Cosmic-Chthonic Cartographies
Ecologies of Myth, Memory & Grief
This space is not a platform for answers. It is a living ground of questions, mythopoetic textures, and eco-mythological offerings. Here we walk alongside the primeval mysteries of Atlantic Iberian mythology, ancestral underground revelations, entangled ecological narratives, dreams, and body-listening practices that emerge from both personal and collective wounds of modern severance.
We are not here to extract meaning, but to be soiled and shapeshifted by what we do not yet know.
Why this work?
The stories shared here rise from the tangled roots of dreams, research, grief, and a long process of unlearning the colonial, modern, and disembodied patterns that have domesticated not only our lands but also our imaginations. Nothing here is of academic authority or a “mystical certification.” It is an ongoing, situated, accountable inquiry emerging from within the wounded landscapes of the Global North, as an attempt to remember what it might mean to become response-able again, to hold paradox, to grieve, to tend, and to listen.
What you’ll find here:
Eco-mythological entanglements of Atlantic Iberian underground mythos
Interweavings of body, grief, and the sacred mundane
Story as decomposing and regenerating knowledge
Dream-rooted explorations that honor not only life, but decay, liminality, and emergence
Why subscribe?
I’m working to make all posts open to everyone. Paid subscriptions help support the depth of this research, allowing these narratives to continue gestating outside institutional and market demands. You’re invited to support if you feel called, but your presence here, as a living witness, is already part of the story.
Honor hystera. Re-member. Response-ability. (Un)learn together.
This is not a hero’s journey. This is a remembering.
By Sofia Batalha
Eco-Mythic Activist and Question Tender
Sofia Batalha is a writer, eco-mythologist, and facilitator of radical presence, whose work braids ecological deep listening, embodied myth, and collective repair. Rooted in the lands of Portugal, she moves through the paradoxes of decolonial remembering and symbolic ecology. With a background in ecopsychology and applied mythology, Sofia tends to stories as a brew, inviting entanglements beyond extractivism. She is the author of several books. Her offerings stir the memory of our porous, reciprocal place in the living world.
+ INFO: serpentedalua.com or Instagram: @serpentedalua or see books
Positionality Statement
These works emerge as offerings from a body situated in specific inheritances, as a white, able-bodied, cisgender woman from the Iberian Peninsula, shaped by the layered sediments of Global North modernity and its colonial, patriarchal, and extractive logics. I do not speak from nowhere, nor do I offer these texts as universal claims or authoritative knowledge. I’m definitely not a specialist nor a prophet (lol). I’m just curious, on the spectrum of cynicism.

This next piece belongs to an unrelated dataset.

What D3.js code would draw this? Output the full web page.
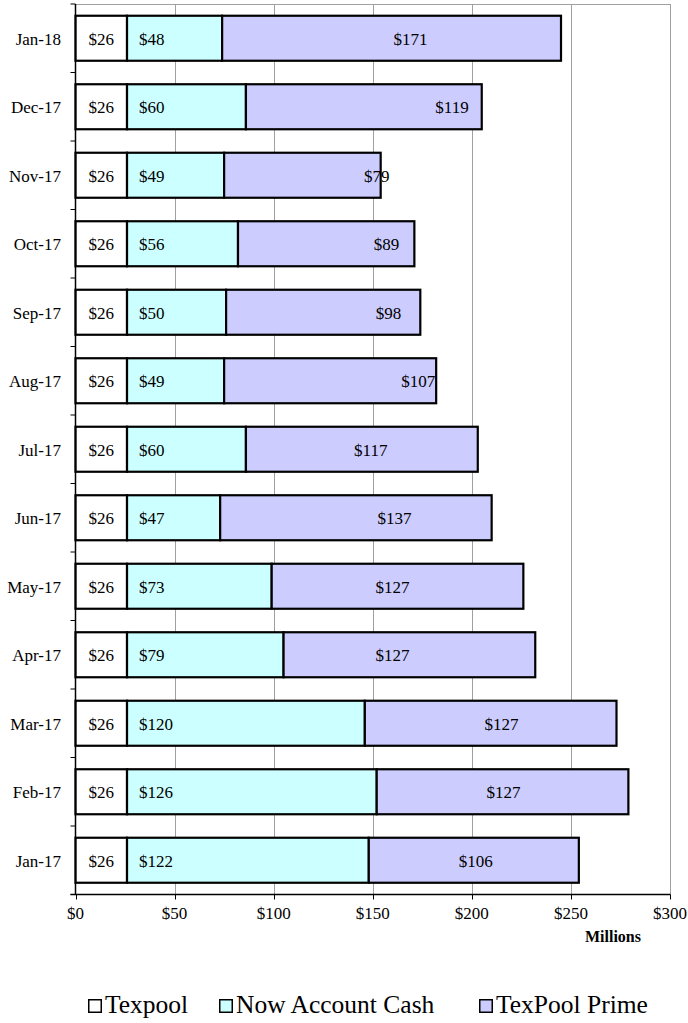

I’m a humble listener and weaver, remembering and engaging with what pulses beneath and beyond my own cultural training.
The stories, dreams, and research that animate The Sanctuary, Siduri’s Nectar, and Tales of the Serpent and the Moon are not presented as retrievals of some untouched indigenous purity… that would only replicate the violence of romanticization. Instead, they move with the cracks and fractures of severed lineages, fragments, and shards that remain accessible through dreams, rituals, myths, ruins, and the metabolic grief of historical disconnection. They are invitations to compost what I carry in my body, both the privileges and the losses of being entangled within European modernity’s severances from land, kin, and cyclical relationality.
In this sense, the Iberian Peninsula offers not only geography but also a dense matrix of eco-mythological echoes, pre-agrarian cosmologies, animist threads, matrilineal knowledges, and seasonal wisdoms that were violently subjugated over millennia. The narratives I engage with attempt to honor these submerged voices without claiming ownership over them. They seek neither to appropriate nor to restore, but to move alongside, humbly entering conversation with what still lives in the bones of the land, in the layered griefs, and in the silent singing of stones, rivers, and old trees.
This is not a project of escapism nor a solution-making endeavor. It does not aim to heal the trauma of modernity through simplistic repair. I sit with complexity, paradox, and grief, the anguish of extinction, domestication, severance, and assimilation. I write from within modernity’s habitat, attempting to loosen its structure, making space for relational repair and remembrance. I stand on the cracked ground of Iberian histories that still whisper through enchanted tales, bone memories, and ancestral landscapes.
May these texts serve not as finished blueprints, but as offerings for others who are also navigating the intricate, painful, and necessary work of relational re-membering. A fierce and gentle work that refuses extraction, superiority, or purity, and instead roots itself in accountability, complexity, and reciprocal belonging.